Day 12: Sea Cave Canoe Tour in Phang Nga Bay

posted in: Southeast Asia 2017 | 0
Kirk, Andi and Noi

Another day – another excursion! But with today’s program not starting until mid-day, we make additional plans for the morning: watching the sunrise (although the beach faces west) and beach massage!

At noon, Team Same Same and Team Belgium meets up in the lobby to pile into 3 vans (there are about 30 of us now!) and get to Ao Por Pier, about 25 minutes from the hotel, and located on the east shore of the island, facing Phang-Nga Bay.

Once at the pier, we wait for the downpour which just started as we got there to let off, before hopping onto a small transporter bus which takes us to the end of the pier, where we board the John Gray boat. Welcoming us on our private boat today: John Gray himself! What a treat …

We ship out north for about an hour, before reaching Ao Phang-nga National Park and the first island, Krasom. This island holds several caves, leading to lagoons in the middle. Kirk and I get into the canoe with Noi, our guide and paddler. He quickly gets us to the entrance of Bat Cave, the first cave of the day. With low tide providing a large entrance to the cave, it’s easy to get in, yet gets dark quickly, as the cave is long and windy. But Noi brought a flashlight for us, and points out the sparkling stalactites, tall ceilings and hundreds and hundreds of bats hanging from them! Soon enough we reach the lagoon in the inside of the island, where we spend a while exploring the sights, including the monkeys jumping through the trees way high up on the rocks.

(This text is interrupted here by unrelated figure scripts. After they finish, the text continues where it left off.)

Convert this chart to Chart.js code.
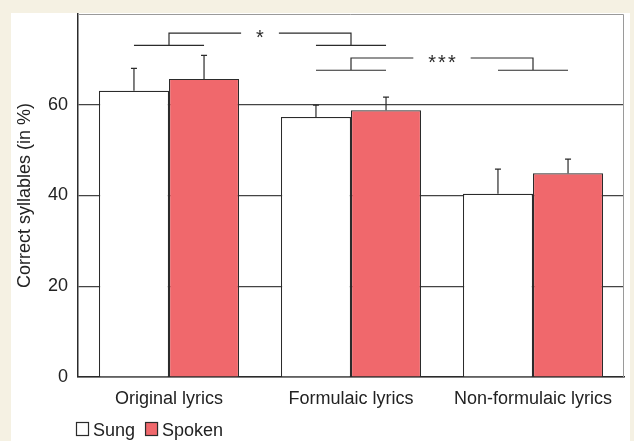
<!doctype html>
<html lang="en">
  <head>
    <meta charset="utf-8">
    <title>Correct syllables</title>
    <script src="https://cdn.jsdelivr.net/npm/chart.js"></script>
    <style>
      html, body {
        margin: 0;
        padding: 0;
        background: #f5f1e3;
      }
      .panel {
        position: absolute;
        left: 11px;
        top: 13px;
        width: 619px;
        height: 428px;
        background: #fff;
      }
    </style>
  </head>
  <body>
    <div class="panel">
      <canvas id="chart" width="619" height="428"></canvas>
    </div>

    <script>
      const categories = ['Original lyrics', 'Formulaic lyrics', 'Non-formulaic lyrics'];
      const sung = [63.1, 57.3, 40.4];
      const spoken = [65.7, 58.8, 44.9];
      const sungErr = [4.9, 2.6, 5.4];
      const spokenErr = [5.2, 2.9, 3.1];
      const yTicks = [0, 20, 40, 60];
      // significance brackets between category groups
      const sigPairs = [[0, 1], [1, 2]];
      const sigLabels = ['*', '***'];

      const ink = '#2b2b2b';
      const red = '#f0686c';

      const errorBars = {
        id: 'errorBars',
        afterDatasetsDraw(chart) {
          const ctx = chart.ctx;
          const y = chart.scales.y;
          const errs = [sungErr, spokenErr];
          ctx.save();
          ctx.strokeStyle = ink;
          ctx.lineWidth = 1.2;
          chart.data.datasets.forEach((ds, d) => {
            chart.getDatasetMeta(d).data.forEach((bar, i) => {
              const top = y.getPixelForValue(ds.data[i] + errs[d][i]);
              ctx.beginPath();
              ctx.moveTo(bar.x, bar.y);
              ctx.lineTo(bar.x, top);
              ctx.moveTo(bar.x - 3, top);
              ctx.lineTo(bar.x + 3, top);
              ctx.stroke();
            });
          });
          ctx.restore();
        }
      };

      const brackets = {
        id: 'brackets',
        afterDraw(chart) {
          const ctx = chart.ctx;
          const x = chart.scales.x;
          const y = chart.scales.y;
          const m0 = chart.getDatasetMeta(0).data;
          const m1 = chart.getDatasetMeta(1).data;
          const levels = [[75.8, 73.1], [70.3, 67.6]];
          ctx.save();
          ctx.strokeStyle = ink;
          ctx.fillStyle = ink;
          ctx.lineWidth = 1.2;
          ctx.font = '20px "Liberation Sans", Arial, sans-serif';
          ctx.letterSpacing = '2px';
          ctx.textAlign = 'center';
          ctx.textBaseline = 'alphabetic';
          sigPairs.forEach(([a, b], k) => {
            const hi = y.getPixelForValue(levels[k][0]);
            const lo = y.getPixelForValue(levels[k][1]);
            const xa = x.getPixelForValue(a);
            const xb = x.getPixelForValue(b);
            const mid = (xa + xb) / 2;
            const gap = ctx.measureText(sigLabels[k]).width / 2 + 14;
            ctx.beginPath();
            // group lines
            [a, b].forEach(i => {
              ctx.moveTo(m0[i].x, lo);
              ctx.lineTo(m1[i].x, lo);
            });
            ctx.moveTo(xa, lo);
            ctx.lineTo(xa, hi);
            ctx.lineTo(mid - gap, hi);
            ctx.moveTo(mid + gap, hi);
            ctx.lineTo(xb, hi);
            ctx.lineTo(xb, lo);
            ctx.stroke();
            ctx.fillText(sigLabels[k], mid + 1, hi + 11);
          });
          ctx.letterSpacing = '0px';

          // light frame on top and right
          const a = chart.chartArea;
          ctx.strokeStyle = '#9a9a9a';
          ctx.lineWidth = 1;
          ctx.beginPath();
          ctx.moveTo(a.left, a.top + 0.5);
          ctx.lineTo(a.right - 0.5, a.top + 0.5);
          ctx.lineTo(a.right - 0.5, a.bottom);
          ctx.stroke();

          // legend
          let lx = 65;
          const ly = 409;
          ctx.font = '18px "Liberation Sans", Arial, sans-serif';
          ctx.textAlign = 'left';
          ctx.lineWidth = 1.2;
          chart.data.datasets.forEach(ds => {
            ctx.fillStyle = ds.backgroundColor;
            ctx.fillRect(lx, ly, 13, 14);
            ctx.strokeStyle = ink;
            ctx.strokeRect(lx + 0.5, ly + 0.5, 12, 13);
            ctx.fillStyle = '#222';
            ctx.fillText(ds.label, lx + 17, ly + 14);
            lx += 17 + ctx.measureText(ds.label).width + 10;
          });
          ctx.restore();
        }
      };

      Chart.defaults.font.family = '"Liberation Sans", Arial, sans-serif';
      Chart.defaults.font.size = 18;
      Chart.defaults.color = '#222';

      new Chart(document.getElementById('chart'), {
        type: 'bar',
        data: {
          labels: categories,
          datasets: [
            { label: 'Sung', data: sung, backgroundColor: '#ffffff', borderColor: ink, borderWidth: 1.2 },
            { label: 'Spoken', data: spoken, backgroundColor: red, borderColor: ink, borderWidth: 1.2 }
          ]
        },
        options: {
          responsive: false,
          animation: false,
          layout: { padding: { top: 1, right: 6, left: 0, bottom: 0 } },
          datasets: { bar: { categoryPercentage: 0.77, barPercentage: 1 } },
          plugins: { legend: { display: false }, tooltip: { enabled: false } },
          scales: {
            x: {
              grid: { display: false },
              border: { color: ink, width: 1.5 },
              ticks: { padding: 3, color: '#222' },
              afterFit(scale) {
                scale.height = 64;
                scale.paddingLeft = 0;
                scale.paddingRight = 0;
              }
            },
            y: {
              min: 0,
              max: 80,
              afterBuildTicks(scale) { scale.ticks = yTicks.map(v => ({ value: v })); },
              grid: { color: '#444', lineWidth: 1.2, drawTicks: false },
              border: { color: ink, width: 1.5 },
              ticks: { padding: 10, color: '#222' },
              title: {
                display: true,
                text: 'Correct syllables (in %)',
                color: '#222',
                padding: { top: 3, bottom: 0 }
              },
              afterFit(scale) {
                scale.width = 67;
                scale.paddingTop = 0;
                scale.paddingBottom = 0;
              }
            }
          }
        },
        plugins: [errorBars, brackets]
      });
    </script>
  </body>
</html>
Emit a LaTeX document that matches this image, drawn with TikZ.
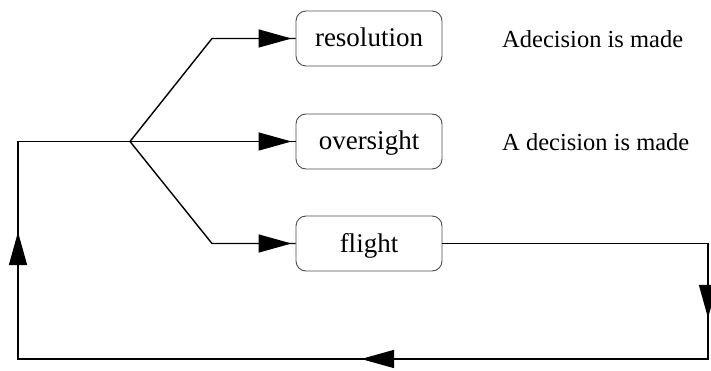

After leaving the Bat Cave, Noi paddles for about 1 ½ km to the next cave, which is the Oyster Cave. Just like the first one, the name makes it clear what to look out for: oyster shells everywhere on the rocks. A much shorter cave, it leads to another lagoon nothing short of as beautiful as the first one!

Then it is time to return to the boat, and we take off for another island: Ko Hong. This island is much smaller than the first one, and we explore the cave here as well, which exits to the other side of the island, facing another island that looks very similar to James Bond Island – tall and lean. The tide is coming in, but still on the low side, so we find a lot of trash that has been washed up on some higher rocks during the last high tide. Between Noi, Kirk and I we clean out bottles, plastic cups and more from the water and rocks as we can reach it (Noi even climbs up on a ledge to gather much more). Sad, but rewarding, and the only thing we miss out by spending out time cleaning up trash is some beach time – as the rest of the group is swimming and playing in the water between the beach and the boat on the neighboring island.

Before dinner it is time to build our Katong, the traditional offering to the good spirits. Usually prepared in November for the full moon, we get our try today. Noi is a great help to make our offering spectacular – just wait for the photos to see how it lights up!

Dinner is served at sunset – the rain clouds have now disappeared and we get a great view this evening – and while we make our way back to the first island towards the Bat Cave. Once it’s dark, we get back in the canoe and Noi paddles us into the cave, where we get to light the katong, and make a wish!

It’s getting late as we reach the pier again and everyone is looking forward to getting back to the hotel.